Now compared with num_workers=2:

dl = DataLoader(ds, batch_size=64, num_workers=2)

ds.set_seq_length(33)
lengths2 = [None]*ds.__len__()
for i, x_b in enumerate(dl):
    seq_length = np.random.randint(low=5, high=50, size=1)[0]
    ds.set_seq_length(seq_length)
    lengths2[i] = x_b.shape[1]

plt.plot(lengths)
plt.plot(lengths2)

I would be grateful to any suggestions for how to get the num_workers = 0 behavior with multiple workers. Thank you!

ptrblck · April 7, 2023, 2:10am

The issue is expected since each worker is a separate process working on a copy of the Dataset.
You could try to share a data structure between all workers and manipulate it from the main thread e.g. via:

class TestDataset(Dataset):
    def __init__(self, n_sims, gen_sample, num_workers=0):
        self.n_sims = n_sims
        self.gen_sample = gen_sample
        shared_array_base = mp.Array(ctypes.c_int64, 1)
        shared_array = np.ctypeslib.as_array(shared_array_base.get_obj())
        self.seq_length = torch.from_numpy(shared_array)

but you would run into race conditions since each worker loads and processes its batch independently.

Based on this description it sounds as if you could know the sequence length in advance for each batch.

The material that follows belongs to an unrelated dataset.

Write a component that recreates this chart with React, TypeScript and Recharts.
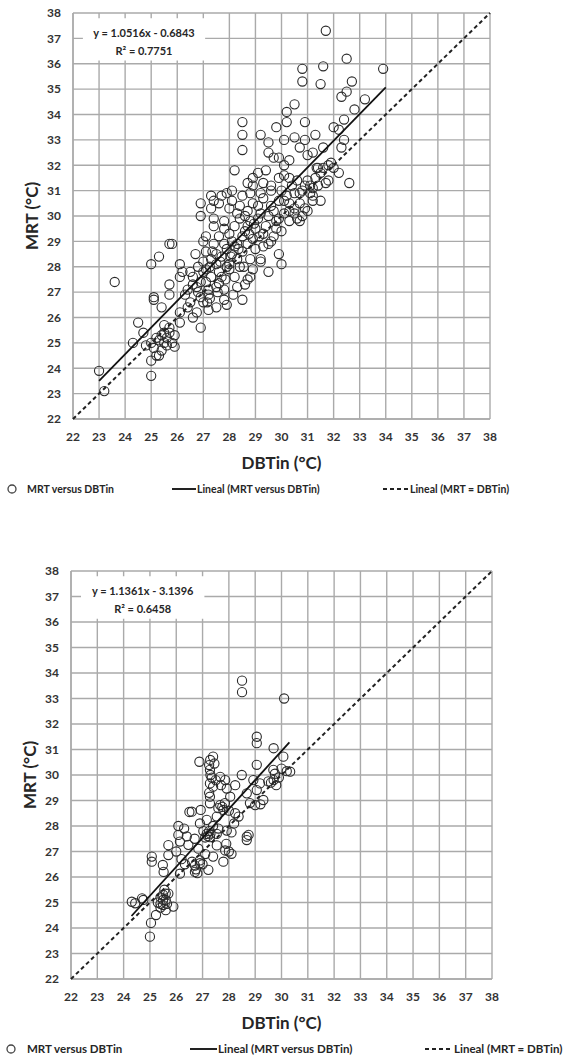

If so you might be able to write a custom BatchSampler instead which allows you to pass the indices and sequence length of the entire batch to the __getitem__ as seen in this post.

Something like this might work for you:

import torch
import numpy as np 
import matplotlib.pyplot as plt
from torch.utils.data import DataLoader, Dataset


def my_gen_sample(n):
    return torch.randn(n,2)


class TestDataset(Dataset):
    def __init__(self, n_sims, gen_sample, num_workers=0):
        self.n_sims = n_sims
        self.gen_sample = gen_sample
        self.seq_length = 1  # attribute to be modified after each minibatch

    def __len__(self):
        return self.n_sims

    def set_seq_length(self, n: int):
        self.seq_length = n

    def __getitem__(self, idx):
        x = self.gen_sample(self.seq_length)
        return x
    
    
ds = TestDataset(50*64, my_gen_sample)
dl = DataLoader(ds, batch_size=64, num_workers=0)

ds.set_seq_length(33)
lengths = [None] * len(dl)
for i, x_b in enumerate(dl):
    seq_length = np.random.randint(low=5, high=50, size=1)[0]
    ds.set_seq_length(seq_length)
    lengths[i] = x_b.shape[1]


class MyBatchSampler(torch.utils.data.sampler.Sampler):
    def __init__(self, data_indices, seq_lengths, batch_size):
        self.data_indices = data_indices
        self.seq_lengths = seq_lengths
        self.batch_size = batch_size

    def __iter__(self):
        data_indices_iter = iter(self.data_indices)
        seq_lengths_iter = iter(self.seq_lengths)
        while True:
            try:
                batch = [(next(data_indices_iter), next(seq_lengths_iter)) for _ in range(self.batch_size)]
                yield batch
            except StopIteration:
                break
        
    def __len__(self) -> int:
        return len(self.data_indices) // self.batch_size  # type: ignore[arg-type]


class MyTestDataset(Dataset):
    def __init__(self, n_sims, gen_sample, num_workers=0):
        self.n_sims = n_sims
        self.gen_sample = gen_sample

    def __len__(self):
        return self.n_sims

    def __getitem__(self, idx):
        data_indices, seq_lengths = list(zip(*idx))
        x = []
        for data_index, seq_len in zip(data_indices, seq_lengths):
            x.append(self.gen_sample(seq_len))
        x = torch.stack(x)
        return x


ds = MyTestDataset(50*64, my_gen_sample)    
batch_size = 64
data_indices = torch.arange(len(ds))
seq_lengths = torch.tensor(lengths[:50]).repeat_interleave(batch_size)
assert len(data_indices) == len(seq_lengths)
sampler = MyBatchSampler(data_indices, seq_lengths, batch_size)

dl = DataLoader(ds, sampler=sampler, num_workers=2)

lengths2 = [None] * len(dl)
for i, x_b in enumerate(dl):
    x_b = x_b.squeeze(0)
    lengths2[i] = x_b.shape[1]

plt.plot(lengths)
plt.plot(lengths2)

print((torch.tensor(lengths) == torch.tensor(lengths2)).all())
# tensor(True)

jgscott · April 7, 2023, 4:31pm

Thank you so much! This seems like a perfect solution. I had wondered about a solution where the Dataset itself stored the lengths in your MyBatchSampler.seq_lengths(), so that a copy of which idx’s went with which sequence lengths was copied to all workers in a manner that ensure consistent seq_length within a single batch. But that required the Dataset to know about what batch size to expect during training. Your solution seems to encapsulate those sequence lengths more straightforwardly.

ptrblck · April 7, 2023, 4:46pm

Great to hear the approach might work for you.
Just wanted to let you know that the num_workers argument in TestDataset is dead code from a previous test, so ignore it.